I love how chilled you are saying all this! „Yeah, it was pretty bad…“
Angus: It wasn’t fun, to be fair. It wasn’t the best night (laughs).
So, tell me. After so many years of working together, what is special to you about this album?
Julia: I feel like for me the thing that makes this record special is the ease with which it was made. I know it sounds kinda cheesy, but it felt like it wanted to be made. Some records, it’s not like it’s hard work, it’s really fun work, but with some parts of this record, everything felt like it was so smooth, to make choices and try things. We were both showing up in this way that was really just open; it felt like all ideas were working. So for me this record is special because I think it represents, at least symbolically, this kind of place in our lives where things were getting… I don’t want to say comfortable, because things are always hard and changing in your life. But there’s something about self acceptance, that now feels now really clear in me. And I can feel it in Angus. I think we are kinder to ourselves than we used to be. And that’s a really big and important change for us, for me.
How do you start writing a song? Do you come up with an idea and then just jam along to it?
Angus: You know those Magic 8 Balls that you shake, that spin? Sometimes you do that, you ask that Magic 8 Ball a question. I think it changes. Like each conversation changes, like your moods. The seasons can affect the way you are feeling through the day. It’s the same with songwriting. If you let go and don’t force anything, you’ll get something. In your subconscious that would be something you need to say to yourself or to express. Those moments are when you find really cool bits of treasures, which become songs.
May I say what I find special? The way your voices come together, how one of you leads a song, then the other leads a song, then you both sing together. That’s absolutely mesmerizing on this album. Especially when you are both singing together.

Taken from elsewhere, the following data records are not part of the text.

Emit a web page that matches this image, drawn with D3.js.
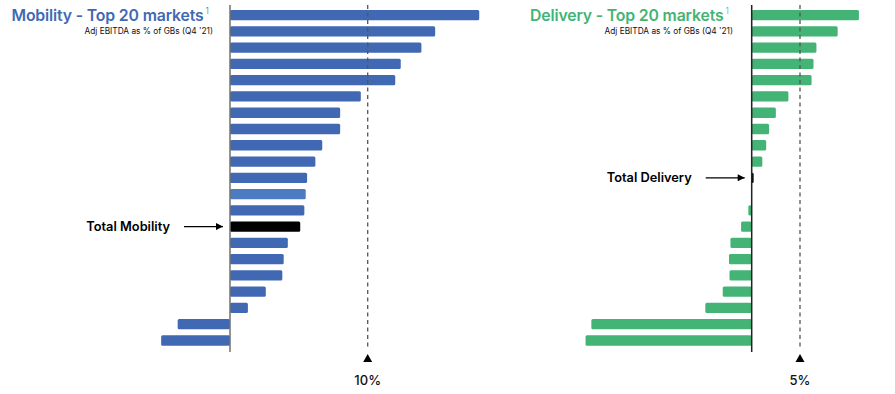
<!DOCTYPE html>
<html>
<head>
<meta charset="utf-8">
<script src="https://cdn.jsdelivr.net/npm/d3@7"></script>
<style>
  html, body { margin: 0; padding: 0; background: #fff; }
  svg { display: block; font-family: Inter, "Open Sans", sans-serif; }
</style>
</head>
<body>
<svg id="chart" width="895" height="394"></svg>
<script>
// markets are unnamed in the source; row index = rank
const mobilityMarkets = d3.range(21).map(i => i === 13 ? "Total Mobility" : "Market " + (i < 13 ? i + 1 : i));
const mobilityValues = [18.1, 14.9, 13.9, 12.4, 12.0, 9.5, 8.0, 8.0, 6.7, 6.2, 5.6, 5.5, 5.4, 5.1, 4.2, 3.9, 3.8, 2.6, 1.3, -3.8, -5.0];
const deliveryMarkets = d3.range(21).map(i => i === 10 ? "Total Delivery" : "Market " + (i < 10 ? i + 1 : i));
const deliveryValues = [11.1, 8.9, 6.7, 6.4, 6.2, 3.8, 2.5, 1.8, 1.5, 1.1, 0.2, 0, -0.35, -1.1, -2.2, -2.35, -2.3, -3.0, -4.8, -16.6, -17.2];
const mobilityRef = 10, deliveryRef = 5;
const refLabels = ["10%", "5%"];

const BLUE = "#4169b3", GREEN = "#43b475";

const svg = d3.select("#chart");

const y = d3.scaleBand().domain(d3.range(21)).range([4, 351.6]).padding(0.367);

const panels = [
  { title: "Mobility - Top 20 markets", color: BLUE, cats: mobilityMarkets, vals: mobilityValues,
    ref: mobilityRef, refLabel: refLabels[0], totalLabel: "Total Mobility",
    x: d3.scaleLinear().domain([0, 10]).range([230, 367.7]), titleRight: 213, axisColor: "#707070" },
  { title: "Delivery - Top 20 markets", color: GREEN, cats: deliveryMarkets, vals: deliveryValues,
    ref: deliveryRef, refLabel: refLabels[1], totalLabel: "Total Delivery",
    x: d3.scaleLinear().domain([0, 5]).range([751.7, 800]), titleRight: 733, axisColor: "#222" }
];

svg.append("defs").append("marker")
  .attr("id", "arrow").attr("viewBox", "0 0 10 10").attr("refX", 10).attr("refY", 5)
  .attr("markerWidth", 9).attr("markerHeight", 7).attr("markerUnits", "userSpaceOnUse")
  .attr("orient", "auto")
  .append("path").attr("d", "M0,0L10,5L0,10Z").attr("fill", "#000");

panels.forEach(p => {
  const g = svg.append("g");
  const x = p.x;
  const data = p.cats.map((c, i) => ({ cat: c, i, v: p.vals[i] }));
  const totalRow = data.find(d => d.cat.startsWith("Total"));

  // title
  g.append("text").attr("x", p.titleRight - 9.5).attr("y", 21)
    .attr("text-anchor", "end").attr("fill", p.color)
    .attr("font-size", 15.8).attr("font-weight", 600).attr("letter-spacing", -0.15)
    .text(p.title);
  g.append("text").attr("x", p.titleRight - 7.5).attr("y", 13.5).attr("text-anchor", "start")
    .attr("fill", p.color).attr("font-size", 8.5).attr("font-weight", 300).text("1");
  g.append("text").attr("x", p.titleRight).attr("y", 34).attr("text-anchor", "end")
    .attr("fill", "#111").attr("font-size", 8.3).text("Adj EBITDA as % of GBs (Q4 '21)");

  // bars
  g.selectAll("rect.bar").data(data.filter(d => d.v !== 0)).join("rect")
    .attr("class", "bar")
    .attr("x", d => x(Math.min(0, d.v)))
    .attr("y", d => y(d.i))
    .attr("width", d => Math.max(1.5, Math.abs(x(d.v) - x(0))))
    .attr("height", y.bandwidth())
    .attr("rx", 1.5)
    .attr("fill", d => d === totalRow ? "#000" : (p.color === BLUE && d.i === 11 ? "#4d7bc2" : p.color));

  // reference line
  g.append("line").attr("x1", x(p.ref)).attr("x2", x(p.ref)).attr("y1", 5).attr("y2", 347)
    .attr("stroke", "#555").attr("stroke-width", 1.3).attr("stroke-dasharray", "4,3.5");
  const rx = x(p.ref);
  g.append("path").attr("d", `M${rx},354L${rx + 4.5},362L${rx - 4.5},362Z`).attr("fill", "#000");
  g.append("text").attr("x", rx).attr("y", 384.5).attr("text-anchor", "middle")
    .attr("font-size", 13).attr("font-weight", 500).attr("fill", "#111").text(p.refLabel);

  // zero axis
  g.append("line").attr("x1", x(0)).attr("x2", x(0)).attr("y1", 5).attr("y2", 352)
    .attr("stroke", p.axisColor).attr("stroke-width", 1.5);

  // total label + arrow
  const ty = y(totalRow.i) + y.bandwidth() / 2;
  g.append("text").attr("x", x(0) - 60).attr("y", ty + 4.5).attr("text-anchor", "end")
    .attr("font-size", 12.8).attr("font-weight", 600).attr("fill", "#000").text(p.totalLabel);
  g.append("line").attr("x1", x(0) - 46).attr("x2", x(0) - 7).attr("y1", ty).attr("y2", ty)
    .attr("stroke", "#000").attr("stroke-width", 1.2).attr("marker-end", "url(#arrow)");
});
</script>
</body>
</html>
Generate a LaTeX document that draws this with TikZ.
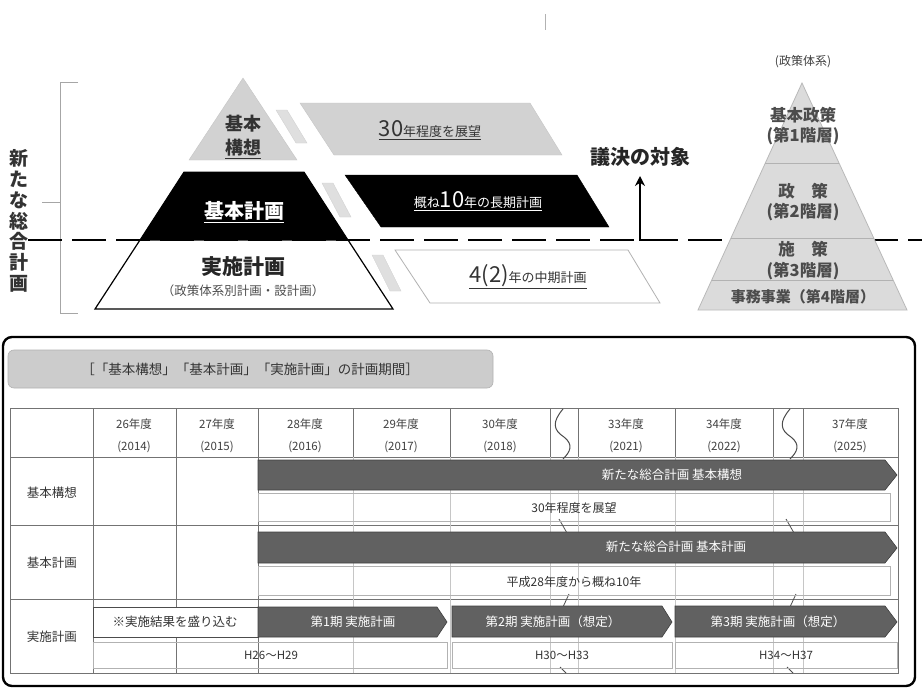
\documentclass[tikz,border=0pt]{standalone}
\usepackage{fontspec}
\setmainfont{Noto Sans CJK JP}
\usetikzlibrary{arrows.meta,calc}
\newcommand{\fz}[2]{\fontsize{#1}{#2}\selectfont}
\begin{document}
\begin{tikzpicture}[x=1pt,y=-1pt,
  txt/.style={inner sep=0pt,anchor=center},
  hatch/.style={fill=gray!35,draw=gray!45,line width=0.4pt},
  strip/.style={fill=gray!25,draw=gray!35,line width=0.4pt},
  darkbar/.style={fill=black!62,draw=black!75,line width=0.6pt},
  subbox/.style={draw=gray!60,line width=0.5pt},
  grid/.style={draw=black!55,line width=0.8pt},
  faint/.style={draw=gray!45,line width=0.5pt},
  layer/.style={draw=gray!60,line width=0.8pt},
  rptext/.style={txt,text=black!70,font=\fz{16.5}{19.5}\bfseries,align=center},
  bartext/.style={txt,text=white,font=\fz{12.5}{14}},
  hdr/.style={txt,text=black!75,font=\fz{11.5}{22},align=center},
  wave/.style={draw=black!70,line width=1pt}]
\useasboundingbox (0,0) rectangle (922,688);
\fill[white] (0,0) rectangle (922,688);

% ---------- top part ----------
\draw[gray!60,line width=0.8pt] (545,14) -- (545,30);
\node[txt,text=black!75,font=\fz{12}{14}] (polsys) at (803,62) {(政策体系)};

% left bracket
\draw[gray!70,line width=1pt] (78,82) -- (60,82) -- (60,313) -- (78,313);
\draw[gray!70,line width=1pt] (60,202) -- (42,202);
\node[txt,font=\fz{19}{20.8}\bfseries,align=center,text=black!80] (newplan) at (19,221)
  {新\\た\\な\\総\\合\\計\\画};

% left pyramid
\filldraw[hatch] (243,78) -- (297,160) -- (189,160) -- cycle;
\filldraw[fill=black,draw=black,line width=1pt] (184,172) -- (304,172) -- (348,240) -- (140,240) -- cycle;
\filldraw[fill=white,draw=black,line width=1.2pt] (140,240) -- (348,240) -- (393,309) -- (95,309) -- cycle;
\node[txt,font=\fz{18}{24}\bfseries,align=center,text=black!80] (kihonkoso) at (243,137) {基本\\\underline{構想}};
\node[txt,font=\fz{20}{22}\bfseries,text=white] (kihonkeikaku) at (244,212) {\underline{基本計画}};
\node[txt,font=\fz{21}{23}\bfseries,text=black!85] (jisshi) at (243,267) {実施計画};
\node[txt,font=\fz{12.5}{14},text=black!70] (jisshisub) at (243,291) {（政策体系別計画・設計画）};

% hatched linking strips
\filldraw[strip] (276,110) -- (287,110) -- (307,143) -- (296,143) -- cycle;
\filldraw[strip] (322,183) -- (333,183) -- (351,217) -- (340,217) -- cycle;
\filldraw[strip] (372,255) -- (383,255) -- (401,291) -- (390,291) -- cycle;

% middle parallelograms
\filldraw[hatch] (300,103) -- (530,103) -- (562,155) -- (334,155) -- cycle;
\node[txt,text=black!80] (t30) at (430,130) {\underline{\fz{22}{24}30\fz{13}{15}年程度を展望}};
\filldraw[fill=black,draw=black] (345,175) -- (577,175) -- (609,227) -- (381,227) -- cycle;
\node[txt,text=white] (t10) at (478,201) {\underline{\fz{13}{15}概ね\fz{22}{24}10\fz{13}{15}年の長期計画}};
\filldraw[fill=white,draw=gray!60,line width=0.8pt] (395,250) -- (628,250) -- (660,303) -- (430,303) -- cycle;
\node[txt,text=black!80] (t42) at (528,277) {\underline{\fz{22}{24}4(2)\fz{13}{15}年の中期計画}};

% dashed boundary line
\draw[line width=2.6pt,dash pattern=on 34pt off 10pt] (28,240) -- (922,240);

% vote target arrow
\node[txt,font=\fz{20}{22}\bfseries,text=black!85] (giketsu) at (640,157) {議決の対象};
\coordinate (vb) at (673,240);
\coordinate (vc) at (640,240);
\coordinate (vt) at (640,176);
\draw[line width=2.2pt,-{Stealth[length=10pt,width=10pt]}] (vb) -- (vc) -- (vt);

% right pyramid
\filldraw[fill=gray!28,draw=gray!55,line width=0.8pt] (802,83) -- (907,310) -- (698,310) -- cycle;
\draw[layer] (765.3,163) -- (839.0,163);
\draw[layer] (731.0,238) -- (873.7,238);
\draw[layer] (711.7,280) -- (893.1,280);
\node[rptext] (rp1) at (803,126) {基本政策\\(第1階層)};
\node[rptext] (rp2) at (803,202) {政　策\\(第2階層)};
\node[rptext,font=\fz{16.5}{21}\bfseries] (rp3) at (803,261) {施　策\\(第3階層)};
\node[rptext,font=\fz{15}{17}\bfseries] (rp4) at (803,297) {事務事業（第4階層）};

% ---------- bottom part ----------
\draw[line width=2.4pt,rounded corners=9pt] (3,337) rectangle (915,686);
\filldraw[fill=gray!40,draw=gray!60,line width=0.6pt,rounded corners=6pt] (8,350) rectangle (493,388);
\node[txt,text=black!80,font=\fz{13.5}{15}] (title) at (250,369) {［「基本構想」「基本計画」「実施計画」の計画期間］};

% table grid
\draw[grid] (10,408) rectangle (898,673);
\foreach \yy in {457,525,599} \draw[grid] (10,\yy) -- (898,\yy);
\foreach \xx in {93,176,258} \draw[grid] (\xx,408) -- (\xx,673);
\foreach \xx in {353,450,550,578,675,773,803} {
  \draw[grid] (\xx,408) -- (\xx,457);
  \draw[faint] (\xx,457) -- (\xx,673);
}
% break waves in header
\draw[wave] (563,409) .. controls (552,422) and (553,430) .. (564,437) .. controls (574,445) and (570,452) .. (563,459);
\draw[wave] (790,409) .. controls (779,422) and (780,430) .. (791,437) .. controls (801,445) and (797,452) .. (790,459);
% break marks in body
\foreach \bx in {563,790} {
  \draw[wave,line width=0.8pt] (\bx-4,519) -- (\bx+4,533);
  \draw[wave,line width=0.8pt] (\bx+6,594) -- (\bx,607);
  \draw[wave,line width=0.8pt] (\bx-3,667) -- (\bx+3,673);
}

% header texts
\node[hdr] (h26) at (134,436) {26年度\\(2014)};
\node[hdr] (h27) at (217,436) {27年度\\(2015)};
\node[hdr] (h28) at (305,436) {28年度\\(2016)};
\node[hdr] (h29) at (401,436) {29年度\\(2017)};
\node[hdr] (h30) at (500,436) {30年度\\(2018)};
\node[hdr] (h33) at (626,436) {33年度\\(2021)};
\node[hdr] (h34) at (724,436) {34年度\\(2022)};
\node[hdr] (h37) at (850,436) {37年度\\(2025)};

% row labels
\node[txt,text=black!80,font=\fz{12.5}{14}] (r1) at (52,493) {基本構想};
\node[txt,text=black!80,font=\fz{12.5}{14}] (r2) at (52,563) {基本計画};
\node[txt,text=black!80,font=\fz{12.5}{14}] (r3) at (52,637) {実施計画};

% row 1
\filldraw[darkbar] (258,460) -- (885,460) -- (897,475) -- (885,490) -- (258,490) -- cycle;
\node[bartext] (b1) at (672,475) {新たな総合計画 基本構想};
\draw[subbox] (258,493) rectangle (890,521);
\node[txt,text=black!80,font=\fz{12}{14}] (s1) at (574,508) {30年程度を展望};

% row 2
\filldraw[darkbar] (258,532) -- (885,532) -- (897,548) -- (885,563) -- (258,563) -- cycle;
\node[bartext] (b2) at (676,547) {新たな総合計画 基本計画};
\draw[subbox] (258,566) rectangle (890,595);
\node[txt,text=black!80,font=\fz{12}{14}] (s2) at (574,582) {平成28年度から概ね10年};

% row 3
\filldraw[fill=white,draw=black!70,line width=0.8pt] (93,607) rectangle (258,637);
\node[txt,text=black!80,font=\fz{12.5}{14}] (note) at (175,622) {※実施結果を盛り込む};
\filldraw[darkbar] (258,607) -- (437,607) -- (447,622) -- (437,637) -- (258,637) -- cycle;
\node[bartext] (p1) at (353,622) {第1期 実施計画};
\filldraw[darkbar] (452,606) -- (662,606) -- (672,622) -- (662,637) -- (452,637) -- cycle;
\node[bartext] (p2) at (553,622) {第2期 実施計画（想定）};
\filldraw[darkbar] (675,606) -- (885,606) -- (897,622) -- (885,637) -- (675,637) -- cycle;
\node[bartext] (p3) at (778,622) {第3期 実施計画（想定）};
\draw[subbox] (93,642) rectangle (447,668);
\draw[subbox] (452,642) rectangle (672,668);
\draw[subbox] (675,642) rectangle (897,668);
\node[txt,text=black!80,font=\fz{11.5}{13}] (y1) at (271,655) {H26～H29};
\node[txt,text=black!80,font=\fz{11.5}{13}] (y2) at (562,655) {H30～H33};
\node[txt,text=black!80,font=\fz{11.5}{13}] (y3) at (786,655) {H34～H37};
\end{tikzpicture}
\end{document}
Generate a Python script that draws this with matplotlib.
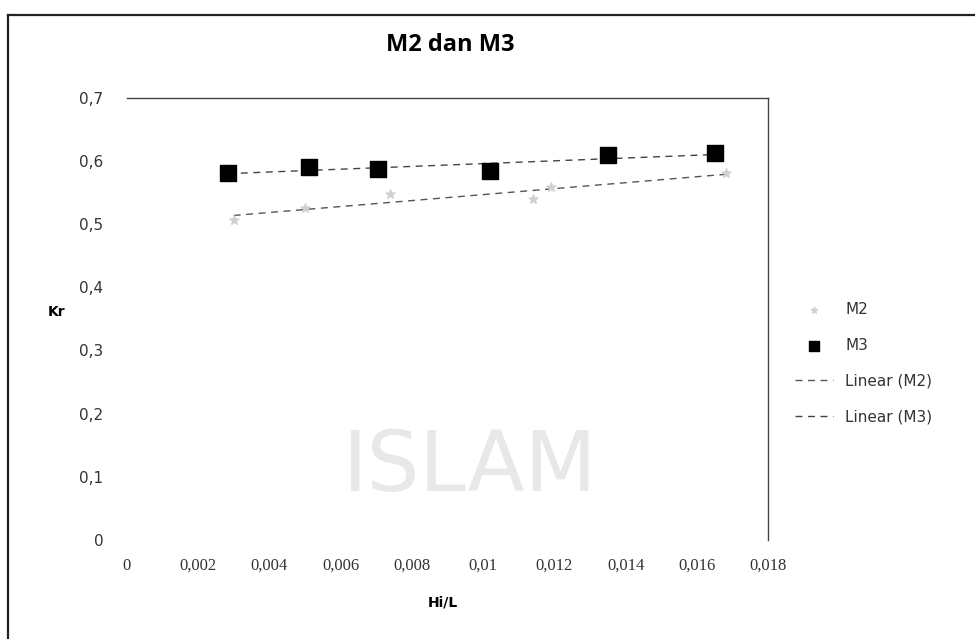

Julia: Thank you! Yeah, it’s quite a balanced record like that. I was looking at it, and there are three songs with Angus leading, four with me leading and five of us singing together. It felt really even. And it felt like really easy to know who needed to tell the story. „My Little Anchor“ was a good one, because it started off as me leading the song, and it was so clear when Angus started singing, that it was actually meant for him to sing. It’s one of my favourite songs, it’s so beautiful. And again, I think this is where we’re at. There’s no ego, I don’t care if I sing it or if he sings it. We would both just want the song to be the best song it can be. It doesn’t matter how we get there. So thank you for saying that.